Your task is to extract every entry that follows word for word while excluding the pictures.

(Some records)
+ + +

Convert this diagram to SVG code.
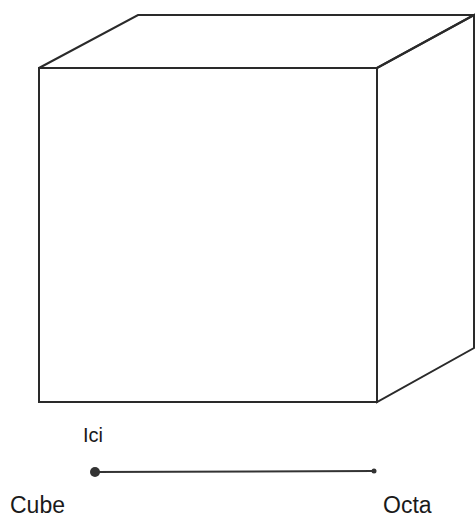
<svg xmlns="http://www.w3.org/2000/svg" width="475" height="520" viewBox="0 0 475 520">
<style>
.edge{fill:none;stroke:#2a2a2a;stroke-width:2;stroke-linejoin:miter}
.lbl{font-family:"Liberation Sans",Arial,sans-serif;fill:#1a1a1a}
</style>
<rect width="475" height="520" fill="#ffffff"/>
<g id="cube">
<polygon class="edge" points="39,68 377,68 377,402 39,402"/>
<polygon class="edge" points="39,68 138,15 474,15 377,68"/>
<polygon class="edge" points="377,68 474,15 474,348 377,402"/>
</g>
<g id="connectors">
<line x1="95" y1="472" x2="374" y2="471" stroke="#333" stroke-width="2"/>
<circle cx="95" cy="472" r="5" fill="#333"/>
<circle cx="374" cy="471" r="2.5" fill="#333"/>
</g>
<g id="label-ici"><text class="lbl" x="83" y="442" font-size="20">Ici</text></g>
<g id="label-cube"><text class="lbl" x="10" y="513" font-size="23">Cube</text></g>
<g id="label-octa"><text class="lbl" x="383" y="513" font-size="23">Octa</text></g>
</svg>
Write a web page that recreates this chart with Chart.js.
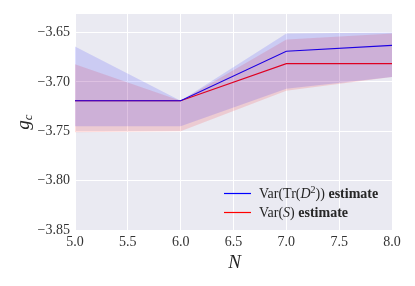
<!DOCTYPE html>
<html>
<head>
<meta charset="utf-8">
<script src="https://cdn.jsdelivr.net/npm/chart.js@4"></script>
<style>
  html, body { margin: 0; padding: 0; background: #fff; }
  #wrap { width: 415px; height: 286px; position: relative; }
</style>
</head>
<body>
<div id="wrap"><canvas id="chart"></canvas></div>
<script>
// data
const nValues = [5, 6, 7, 8];
const varTrMean = [-3.719, -3.719, -3.669, -3.663];
const varTrLow  = [-3.745, -3.745, -3.707, -3.695];
const varTrHigh = [-3.664, -3.719, -3.651, -3.650];
const varSMean  = [-3.719, -3.719, -3.6815, -3.6815];
const varSLow   = [-3.751, -3.750, -3.709, -3.695];
const varSHigh  = [-3.682, -3.719, -3.657, -3.651];
const xTicks = [5.0, 5.5, 6.0, 6.5, 7.0, 7.5, 8.0];
const yTicks = [-3.85, -3.80, -3.75, -3.70, -3.65];
const legendLabels = ["Var(Tr(D²)) estimate", "Var(S) estimate"];

const SERIF = "'Liberation Serif', 'DejaVu Serif', serif";
const pts = arr => arr.map((v, i) => ({ x: nValues[i], y: v }));

const bgPlugin = {
    id: 'bg',
    beforeDraw(chart) {
        const { ctx, chartArea: a } = chart;
        ctx.save();
        ctx.fillStyle = '#EAEAF2';
        ctx.fillRect(a.left, a.top, a.right - a.left, a.bottom - a.top);
        ctx.restore();
    }
};

// axis titles + legend, drawn by hand for the math text
const textPlugin = {
    id: 'mathText',
    afterDraw(chart) {
        const { ctx, chartArea: a } = chart;
        ctx.save();
        ctx.fillStyle = '#262626';
        // x title
        ctx.font = 'italic 19px ' + SERIF;
        ctx.textAlign = 'center';
        ctx.textBaseline = 'alphabetic';
        ctx.fillText('N', (a.left + a.right) / 2 + 1, 268);
        // y title (rotated)
        ctx.translate(29, (a.top + a.bottom) / 2);
        ctx.rotate(-Math.PI / 2);
        ctx.textAlign = 'left';
        ctx.font = 'italic 19px ' + SERIF;
        const gw = ctx.measureText('g').width;
        ctx.font = 'italic 13px ' + SERIF;
        const cw = ctx.measureText('c').width;
        const sx = -(gw + cw) / 2;
        ctx.font = 'italic 19px ' + SERIF;
        ctx.fillText('g', sx, 0);
        ctx.font = 'italic 13px ' + SERIF;
        ctx.fillText('c', sx + gw, 3);
        ctx.restore();

        // legend
        ctx.save();
        const rows = [
            { color: 'blue', y: 193.5, parts: [['Var(Tr(', ''], ['D', 'italic'], ['2', 'sup'], ['))', ''], [' estimate', 'bold']] },
            { color: 'red', y: 212.5, parts: [['Var(', ''], ['S', 'italic'], [')', ''], [' estimate', 'bold']] }
        ];
        rows.forEach(r => {
            ctx.strokeStyle = r.color;
            ctx.lineWidth = 1.2;
            ctx.beginPath();
            ctx.moveTo(224, r.y);
            ctx.lineTo(251, r.y);
            ctx.stroke();
            let x = 259;
            ctx.fillStyle = '#262626';
            ctx.textBaseline = 'alphabetic';
            ctx.textAlign = 'left';
            r.parts.forEach(([t, s]) => {
                let font = '14px ' + SERIF, dy = 4.5;
                if (s === 'italic') font = 'italic 14px ' + SERIF;
                if (s === 'bold') font = 'bold 14px ' + SERIF;
                if (s === 'sup') { font = '10px ' + SERIF; dy = -0.5; }
                ctx.font = font;
                ctx.fillText(t, x, r.y + dy);
                x += ctx.measureText(t).width;
            });
        });
        ctx.restore();
    }
};

const ctx = document.getElementById('chart').getContext('2d');
new Chart(ctx, {
    type: 'line',
    data: {
        datasets: [
            { label: 'trLow', data: pts(varTrLow), borderWidth: 0, pointRadius: 0, fill: false, borderColor: 'transparent' },
            { label: 'trHigh', data: pts(varTrHigh), borderWidth: 0, pointRadius: 0, fill: '-1', borderColor: 'transparent', backgroundColor: 'rgba(0,0,255,0.13)' },
            { label: 'sLow', data: pts(varSLow), borderWidth: 0, pointRadius: 0, fill: false, borderColor: 'transparent' },
            { label: 'sHigh', data: pts(varSHigh), borderWidth: 0, pointRadius: 0, fill: '-1', borderColor: 'transparent', backgroundColor: 'rgba(255,0,0,0.13)' },
            { label: legendLabels[0], data: pts(varTrMean), borderColor: 'blue', borderWidth: 1.1, pointRadius: 0, fill: false },
            { label: legendLabels[1], data: pts(varSMean), borderColor: 'red', borderWidth: 1.1, pointRadius: 0, fill: false }
        ]
    },
    options: {
        responsive: true, maintainAspectRatio: false, animation: false,
        layout: { padding: { left: 0, top: 14, right: 23, bottom: 0 } },
        plugins: { legend: { display: false }, tooltip: { enabled: false } },
        elements: { line: { tension: 0 } },
        scales: {
            x: {
                type: 'linear', min: 5, max: 8,
                afterBuildTicks: s => { s.ticks = xTicks.map(v => ({ value: v })); },
                afterFit: s => { s.height = 56; },
                grid: { color: '#ffffff', lineWidth: 1, drawTicks: false },
                border: { display: false },
                ticks: { color: '#333333', padding: 4, font: { family: SERIF, size: 14 }, callback: v => v.toFixed(1) }
            },
            y: {
                type: 'linear', min: -3.85, max: -3.6312,
                afterBuildTicks: s => { s.ticks = yTicks.map(v => ({ value: v })); },
                afterFit: s => { s.width = 75; },
                grid: { color: '#ffffff', lineWidth: 1, drawTicks: false },
                border: { display: false },
                ticks: { color: '#333333', padding: 5, font: { family: SERIF, size: 14 }, callback: v => '\u2212' + Math.abs(v).toFixed(2) }
            }
        }
    },
    plugins: [bgPlugin, textPlugin]
});
</script>
</body>
</html>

+ + +

• **IN RESPONSE**
Convert this diagram to SVG code.
<svg xmlns="http://www.w3.org/2000/svg" width="475" height="520" viewBox="0 0 475 520">
<style>
.edge{fill:none;stroke:#2a2a2a;stroke-width:2;stroke-linejoin:miter}
.lbl{font-family:"Liberation Sans",Arial,sans-serif;fill:#1a1a1a}
</style>
<rect width="475" height="520" fill="#ffffff"/>
<g id="cube">
<polygon class="edge" points="39,68 377,68 377,402 39,402"/>
<polygon class="edge" points="39,68 138,15 474,15 377,68"/>
<polygon class="edge" points="377,68 474,15 474,348 377,402"/>
</g>
<g id="connectors">
<line x1="95" y1="472" x2="374" y2="471" stroke="#333" stroke-width="2"/>
<circle cx="95" cy="472" r="5" fill="#333"/>
<circle cx="374" cy="471" r="2.5" fill="#333"/>
</g>
<g id="label-ici"><text class="lbl" x="83" y="442" font-size="20">Ici</text></g>
<g id="label-cube"><text class="lbl" x="10" y="513" font-size="23">Cube</text></g>
<g id="label-octa"><text class="lbl" x="383" y="513" font-size="23">Octa</text></g>
</svg>
Write a web page that recreates this chart with Chart.js.
<!DOCTYPE html>
<html>
<head>
<meta charset="utf-8">
<script src="https://cdn.jsdelivr.net/npm/chart.js@4"></script>
<style>
  html, body { margin: 0; padding: 0; background: #fff; }
  #wrap { width: 415px; height: 286px; position: relative; }
</style>
</head>
<body>
<div id="wrap"><canvas id="chart"></canvas></div>
<script>
// data
const nValues = [5, 6, 7, 8];
const varTrMean = [-3.719, -3.719, -3.669, -3.663];
const varTrLow  = [-3.745, -3.745, -3.707, -3.695];
const varTrHigh = [-3.664, -3.719, -3.651, -3.650];
const varSMean  = [-3.719, -3.719, -3.6815, -3.6815];
const varSLow   = [-3.751, -3.750, -3.709, -3.695];
const varSHigh  = [-3.682, -3.719, -3.657, -3.651];
const xTicks = [5.0, 5.5, 6.0, 6.5, 7.0, 7.5, 8.0];
const yTicks = [-3.85, -3.80, -3.75, -3.70, -3.65];
const legendLabels = ["Var(Tr(D²)) estimate", "Var(S) estimate"];

const SERIF = "'Liberation Serif', 'DejaVu Serif', serif";
const pts = arr => arr.map((v, i) => ({ x: nValues[i], y: v }));

const bgPlugin = {
    id: 'bg',
    beforeDraw(chart) {
        const { ctx, chartArea: a } = chart;
        ctx.save();
        ctx.fillStyle = '#EAEAF2';
        ctx.fillRect(a.left, a.top, a.right - a.left, a.bottom - a.top);
        ctx.restore();
    }
};

// axis titles + legend, drawn by hand for the math text
const textPlugin = {
    id: 'mathText',
    afterDraw(chart) {
        const { ctx, chartArea: a } = chart;
        ctx.save();
        ctx.fillStyle = '#262626';
        // x title
        ctx.font = 'italic 19px ' + SERIF;
        ctx.textAlign = 'center';
        ctx.textBaseline = 'alphabetic';
        ctx.fillText('N', (a.left + a.right) / 2 + 1, 268);
        // y title (rotated)
        ctx.translate(29, (a.top + a.bottom) / 2);
        ctx.rotate(-Math.PI / 2);
        ctx.textAlign = 'left';
        ctx.font = 'italic 19px ' + SERIF;
        const gw = ctx.measureText('g').width;
        ctx.font = 'italic 13px ' + SERIF;
        const cw = ctx.measureText('c').width;
        const sx = -(gw + cw) / 2;
        ctx.font = 'italic 19px ' + SERIF;
        ctx.fillText('g', sx, 0);
        ctx.font = 'italic 13px ' + SERIF;
        ctx.fillText('c', sx + gw, 3);
        ctx.restore();

        // legend
        ctx.save();
        const rows = [
            { color: 'blue', y: 193.5, parts: [['Var(Tr(', ''], ['D', 'italic'], ['2', 'sup'], ['))', ''], [' estimate', 'bold']] },
            { color: 'red', y: 212.5, parts: [['Var(', ''], ['S', 'italic'], [')', ''], [' estimate', 'bold']] }
        ];
        rows.forEach(r => {
            ctx.strokeStyle = r.color;
            ctx.lineWidth = 1.2;
            ctx.beginPath();
            ctx.moveTo(224, r.y);
            ctx.lineTo(251, r.y);
            ctx.stroke();
            let x = 259;
            ctx.fillStyle = '#262626';
            ctx.textBaseline = 'alphabetic';
            ctx.textAlign = 'left';
            r.parts.forEach(([t, s]) => {
                let font = '14px ' + SERIF, dy = 4.5;
                if (s === 'italic') font = 'italic 14px ' + SERIF;
                if (s === 'bold') font = 'bold 14px ' + SERIF;
                if (s === 'sup') { font = '10px ' + SERIF; dy = -0.5; }
                ctx.font = font;
                ctx.fillText(t, x, r.y + dy);
                x += ctx.measureText(t).width;
            });
        });
        ctx.restore();
    }
};

const ctx = document.getElementById('chart').getContext('2d');
new Chart(ctx, {
    type: 'line',
    data: {
        datasets: [
            { label: 'trLow', data: pts(varTrLow), borderWidth: 0, pointRadius: 0, fill: false, borderColor: 'transparent' },
            { label: 'trHigh', data: pts(varTrHigh), borderWidth: 0, pointRadius: 0, fill: '-1', borderColor: 'transparent', backgroundColor: 'rgba(0,0,255,0.13)' },
            { label: 'sLow', data: pts(varSLow), borderWidth: 0, pointRadius: 0, fill: false, borderColor: 'transparent' },
            { label: 'sHigh', data: pts(varSHigh), borderWidth: 0, pointRadius: 0, fill: '-1', borderColor: 'transparent', backgroundColor: 'rgba(255,0,0,0.13)' },
            { label: legendLabels[0], data: pts(varTrMean), borderColor: 'blue', borderWidth: 1.1, pointRadius: 0, fill: false },
            { label: legendLabels[1], data: pts(varSMean), borderColor: 'red', borderWidth: 1.1, pointRadius: 0, fill: false }
        ]
    },
    options: {
        responsive: true, maintainAspectRatio: false, animation: false,
        layout: { padding: { left: 0, top: 14, right: 23, bottom: 0 } },
        plugins: { legend: { display: false }, tooltip: { enabled: false } },
        elements: { line: { tension: 0 } },
        scales: {
            x: {
                type: 'linear', min: 5, max: 8,
                afterBuildTicks: s => { s.ticks = xTicks.map(v => ({ value: v })); },
                afterFit: s => { s.height = 56; },
                grid: { color: '#ffffff', lineWidth: 1, drawTicks: false },
                border: { display: false },
                ticks: { color: '#333333', padding: 4, font: { family: SERIF, size: 14 }, callback: v => v.toFixed(1) }
            },
            y: {
                type: 'linear', min: -3.85, max: -3.6312,
                afterBuildTicks: s => { s.ticks = yTicks.map(v => ({ value: v })); },
                afterFit: s => { s.width = 75; },
                grid: { color: '#ffffff', lineWidth: 1, drawTicks: false },
                border: { display: false },
                ticks: { color: '#333333', padding: 5, font: { family: SERIF, size: 14 }, callback: v => '\u2212' + Math.abs(v).toFixed(2) }
            }
        }
    },
    plugins: [bgPlugin, textPlugin]
});
</script>
</body>
</html>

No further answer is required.